You know that moment when tracing data looks right until you realize half of it never made it to the collector? That’s the sound of a misaligned instrumentation pipeline. JSON-RPC Lightstep exists to fix that kind of chaos, but you need to wire it correctly to really see what’s going on inside your system.
JSON-RPC gives you a clean, structured way to send telemetry between services with minimal overhead. Lightstep consumes that telemetry, turning opaque performance data into timelines and spans you can actually reason about. Together, they form a lightweight observability loop that speaks a common language: pure trace context, no extra noise.
To make JSON-RPC Lightstep sing, the workflow is simple.
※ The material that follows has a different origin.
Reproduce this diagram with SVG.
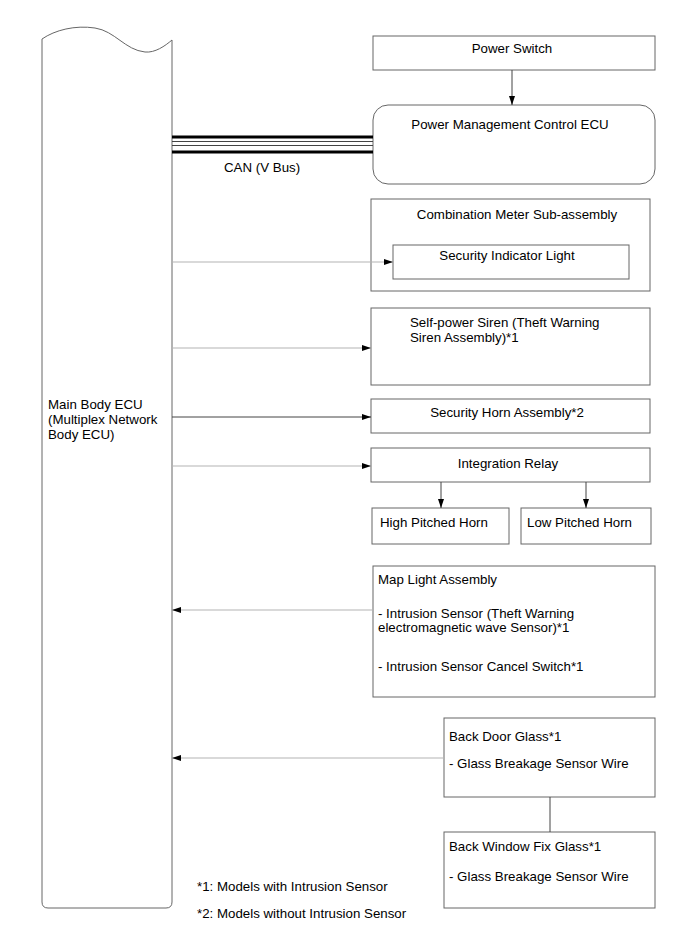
<svg xmlns="http://www.w3.org/2000/svg" width="689" height="951" viewBox="0 0 689 951">
<style>
.box{fill:#fff;stroke:#666;stroke-width:1}
.t{font-family:"Liberation Sans",Arial,sans-serif;font-size:13.3px;fill:#000}
.c{text-anchor:middle}
.gl{stroke:#b4b4b4;stroke-width:1.2;fill:none}
.dl{stroke:#444;stroke-width:1;fill:none}
</style>
<defs>
<marker id="ah" markerWidth="10" markerHeight="8" refX="9" refY="4" orient="auto" markerUnits="userSpaceOnUse">
<path d="M0,1 L9,4 L0,7 z" fill="#000"/>
</marker>
</defs>
<g id="main-body-ecu">
<path class="box" d="M42,39 C55,30 75,25 95,28 C115,31 125,50 145,52 C155,53 165,46 172,40 L172,902 Q172,908 166,908 L48,908 Q42,908 42,902 Z"/>
<text class="t" x="48" y="409">Main Body ECU</text>
<text class="t" x="48" y="424">(Multiplex Network</text>
<text class="t" x="48" y="439">Body ECU)</text>
</g>
<g id="power-switch">
<rect class="box" x="373" y="36" width="282" height="34"/>
<text class="t c" x="512" y="53">Power Switch</text>
</g>
<g id="power-management-ecu">
<rect class="box" x="373" y="105" width="282" height="79" rx="15"/>
<text class="t c" x="510" y="129">Power Management Control ECU</text>
</g>
<g id="combination-meter">
<rect class="box" x="371" y="199" width="279" height="92"/>
<text class="t c" x="517" y="219">Combination Meter Sub-assembly</text>
</g>
<g id="security-indicator-light">
<rect class="box" x="393" y="245" width="236" height="34"/>
<text class="t c" x="507" y="260">Security Indicator Light</text>
</g>
<g id="self-power-siren">
<rect class="box" x="371" y="308" width="279" height="77"/>
<text class="t" x="410" y="327">Self-power Siren (Theft Warning</text>
<text class="t" x="410" y="342">Siren Assembly)*1</text>
</g>
<g id="security-horn">
<rect class="box" x="371" y="399" width="279" height="34"/>
<text class="t c" x="507" y="417">Security Horn Assembly*2</text>
</g>
<g id="integration-relay">
<rect class="box" x="371" y="448" width="279" height="34"/>
<text class="t c" x="508" y="468">Integration Relay</text>
</g>
<g id="high-pitched-horn">
<rect class="box" x="372" y="508" width="137" height="36"/>
<text class="t" x="380" y="527">High Pitched Horn</text>
</g>
<g id="low-pitched-horn">
<rect class="box" x="521" y="508" width="130" height="36"/>
<text class="t" x="527" y="527">Low Pitched Horn</text>
</g>
<g id="map-light-assembly">
<rect class="box" x="373" y="566" width="282" height="131"/>
<text class="t" x="378" y="584">Map Light Assembly</text>
<text class="t" x="378" y="618">- Intrusion Sensor (Theft Warning</text>
<text class="t" x="378" y="632">electromagnetic wave Sensor)*1</text>
<text class="t" x="378" y="671">- Intrusion Sensor Cancel Switch*1</text>
</g>
<g id="back-door-glass">
<rect class="box" x="444" y="718" width="211" height="79"/>
<text class="t" x="449" y="741">Back Door Glass*1</text>
<text class="t" x="449" y="768">- Glass Breakage Sensor Wire</text>
</g>
<g id="back-window-fix-glass">
<rect class="box" x="444" y="832" width="211" height="76"/>
<text class="t" x="449" y="851">Back Window Fix Glass*1</text>
<text class="t" x="449" y="881">- Glass Breakage Sensor Wire</text>
</g>
<g id="notes">
<text class="t" x="197" y="891">*1: Models with Intrusion Sensor</text>
<text class="t" x="197" y="918">*2: Models without Intrusion Sensor</text>
</g>
<g id="connectors">
<line x1="172" y1="137" x2="373" y2="137" stroke="#000" stroke-width="3"/>
<line x1="172" y1="141.5" x2="373" y2="141.5" stroke="#444" stroke-width="1"/>
<line x1="172" y1="145.5" x2="373" y2="145.5" stroke="#444" stroke-width="1"/>
<line x1="172" y1="152" x2="373" y2="152" stroke="#000" stroke-width="3"/>
<text class="t" x="224" y="172">CAN (V Bus)</text>
<line class="dl" x1="512" y1="70" x2="512" y2="105" marker-end="url(#ah)"/>
<line class="gl" x1="172" y1="262" x2="393" y2="262" marker-end="url(#ah)"/>
<line class="gl" x1="172" y1="348" x2="371" y2="348" marker-end="url(#ah)"/>
<line class="dl" x1="172" y1="417" x2="371" y2="417" marker-end="url(#ah)"/>
<line class="gl" x1="172" y1="466" x2="371" y2="466" marker-end="url(#ah)"/>
<line class="dl" x1="441" y1="482" x2="441" y2="508" marker-end="url(#ah)"/>
<line class="dl" x1="586" y1="482" x2="586" y2="508" marker-end="url(#ah)"/>
<line class="gl" x1="373" y1="610" x2="172" y2="610" marker-end="url(#ah)"/>
<line class="gl" x1="444" y1="758" x2="172" y2="758" marker-end="url(#ah)"/>
<line class="dl" x1="550" y1="797" x2="550" y2="832"/>
</g>
</svg>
Each request carries a structured payload that contains trace IDs, spans, and metadata. Your service endpoint receives it, decodes with the same schema, and forwards the data to Lightstep. Lightstep then aggregates traces from every service depending on the parent-child relationships established by those IDs. The result is a coherent trace graph that shows who called who, how long it took, and why a request slowed down.
You don’t need exotic configuration files. What matters is consistent context propagation. Keep trace identifiers intact across network boundaries. Rotate credentials safely, and lock your Lightstep API token behind proper role-based access control with something like AWS IAM or Okta’s SCIM provisioning. That way, only the right workloads send telemetry upstream.
If you run into missing data, it’s usually one of three things: mismatched IDs, dropped async spans, or time drift between nodes. Standardizing your clocks with NTP and double-checking JSON-RPC serialization reduces that drift dramatically. Tiny consistency practices like those save hours of head-scratching later.